**DATA EXCERPTS:**
....

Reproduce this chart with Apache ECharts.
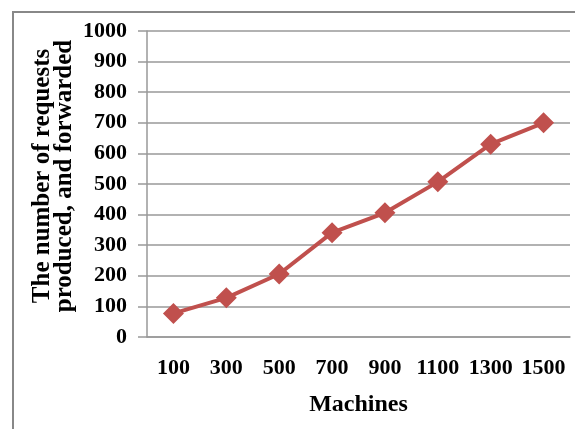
<!DOCTYPE html>
<html>
<head>
<meta charset="utf-8">
<script src="https://cdn.jsdelivr.net/npm/echarts@6/dist/echarts.min.js"></script>
<style>
  html, body { margin: 0; padding: 0; background: #fff; }
  #chart { width: 575px; height: 429px; }
</style>
</head>
<body>
<div id="chart"></div>
<script>
// Machines on the x axis
const machines = ['100', '300', '500', '700', '900', '1100', '1300', '1500'];
// Requests produced and forwarded for each machine count
const requests = [77, 128, 206, 341, 406, 507, 630, 700];
// Y axis range
const yMin = 0, yMax = 1000, yStep = 100;

const serif = '"Liberation Serif", "Times New Roman", serif';
const chart = echarts.init(document.getElementById('chart'));

chart.setOption({
  animation: false,
  backgroundColor: '#fff',
  grid: { left: 147, right: 5, top: 31, bottom: 92 },
  graphic: [
    {
      type: 'rect',
      shape: { x: 13, y: 12, width: 700, height: 600 },
      style: { fill: 'none', stroke: '#888', lineWidth: 2 },
      silent: true, z: -1
    },
    {
      type: 'text',
      x: 54, y: 176,
      rotation: Math.PI / 2,
      style: {
        text: 'The number of requests\nproduced, and forwarded',
        font: 'bold 25px ' + serif,
        fill: '#000',
        align: 'center',
        verticalAlign: 'middle',
        lineHeight: 22
      }
    }
  ],
  xAxis: {
    type: 'category',
    data: machines,
    boundaryGap: true,
    name: 'Machines',
    nameLocation: 'middle',
    nameGap: 56,
    nameTextStyle: { fontFamily: serif, fontWeight: 'bold', fontSize: 24, color: '#000' },
    axisLine: { lineStyle: { color: '#999', width: 1.5 } },
    axisTick: { show: false },
    axisLabel: {
      interval: 0, hideOverlap: false, margin: 20,
      fontFamily: serif, fontWeight: 'bold', fontSize: 22, color: '#000'
    },
    splitLine: { show: false }
  },
  yAxis: {
    type: 'value',
    min: yMin, max: yMax, interval: yStep,
    axisLine: { show: true, lineStyle: { color: '#999', width: 1.5 } },
    axisTick: { show: true, length: 9, lineStyle: { color: '#999', width: 1.5 } },
    axisLabel: {
      margin: 20, formatter: v => String(v),
      fontFamily: serif, fontWeight: 'bold', fontSize: 22, color: '#000'
    },
    splitLine: { show: true, lineStyle: { color: '#999', width: 1.5 } }
  },
  series: [{
    type: 'line',
    data: requests,
    symbol: 'diamond',
    symbolSize: 21,
    lineStyle: { color: '#C0504D', width: 4 },
    itemStyle: { color: '#C0504D' }
  }]
});
</script>
</body>
</html>
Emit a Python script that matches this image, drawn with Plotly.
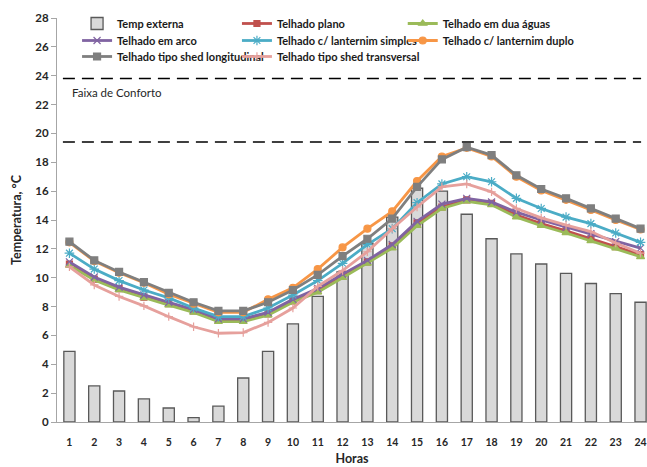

....

**PROBLEM DETAILS:**
Repeat word for word the lines above, from the first entry through the line containing "const chart = echarts.init(document.getElementById('chart'));", with both ends kept and the pictures dropped.

**FULL OUTPUT:**
Reproduce this chart with Apache ECharts.
<!DOCTYPE html>
<html>
<head>
<meta charset="utf-8">
<script src="https://cdn.jsdelivr.net/npm/echarts@6/dist/echarts.min.js"></script>
<style>
  html, body { margin: 0; padding: 0; background: #fff; }
  #chart { width: 575px; height: 429px; }
</style>
</head>
<body>
<div id="chart"></div>
<script>
// Machines on the x axis
const machines = ['100', '300', '500', '700', '900', '1100', '1300', '1500'];
// Requests produced and forwarded for each machine count
const requests = [77, 128, 206, 341, 406, 507, 630, 700];
// Y axis range
const yMin = 0, yMax = 1000, yStep = 100;

const serif = '"Liberation Serif", "Times New Roman", serif';
const chart = echarts.init(document.getElementById('chart'));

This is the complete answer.